Je ne sais que penser du déferlement sonore de Play - Level 1, d’Andrew Norman, où le tapageur le dispute au tumultueux : lui y voit un débordement d’idées (sur la technologie, le libre arbitre, Internet, le drone guerrier, le jeu vidéo…) quand j’y entends un borborygme sans tête.

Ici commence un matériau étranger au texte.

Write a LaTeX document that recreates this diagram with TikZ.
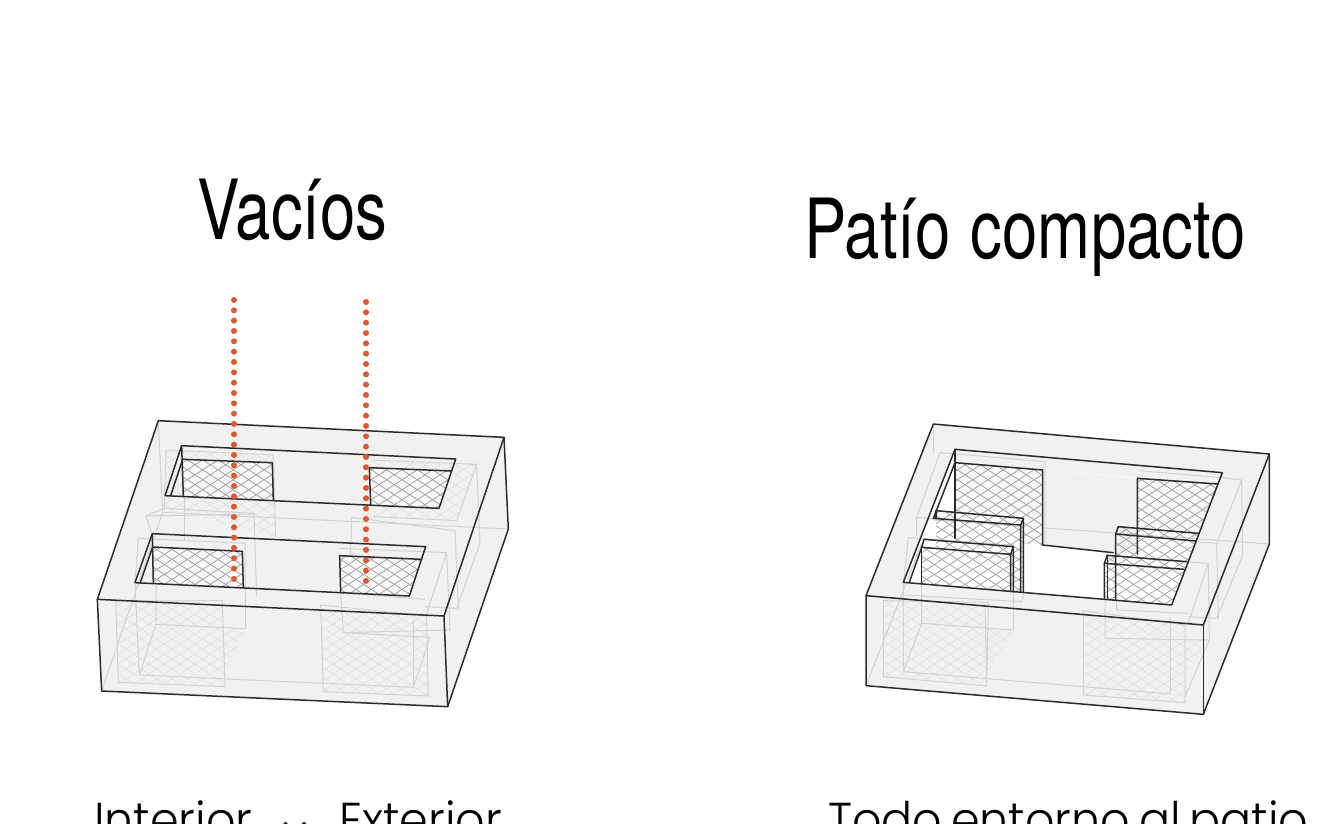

Entre An American in Paris et Central Park in the Dark, de deux compositeurs également imbibés de l’atmosphère de la ville tentaculaire aux innombrables taxis jaunes, je préfère de loin la pièce de Charles Ives : dans cet exemple précoce (1906) de collage musical, le compositeur hume la nuit du grand parc new-yorkais, là où nature placide et ville excitée cohabitent comme elles peuvent, partagées entre calme (les cordes, répétitives et hypnotiques) et chaos (les fragments de mélodies populaires, les klaxons) ; dans une esthétique qui allie jazz américain et musique classique européenne (le saxophone, les trompes des taxis, les syncopes, les blue notes), réussie mais à laquelle je n’ai jamais accroché, George Gershwin, né à Brooklyn et travaillant à Tin Pan Alley, le quartier des éditeurs de musique, raconte, en 1928, ses expériences de la vie parisienne : le BNO se donne dans ce poème symphonique coloré et effervescent, enchaînant les sections dans un flux ininterrompu.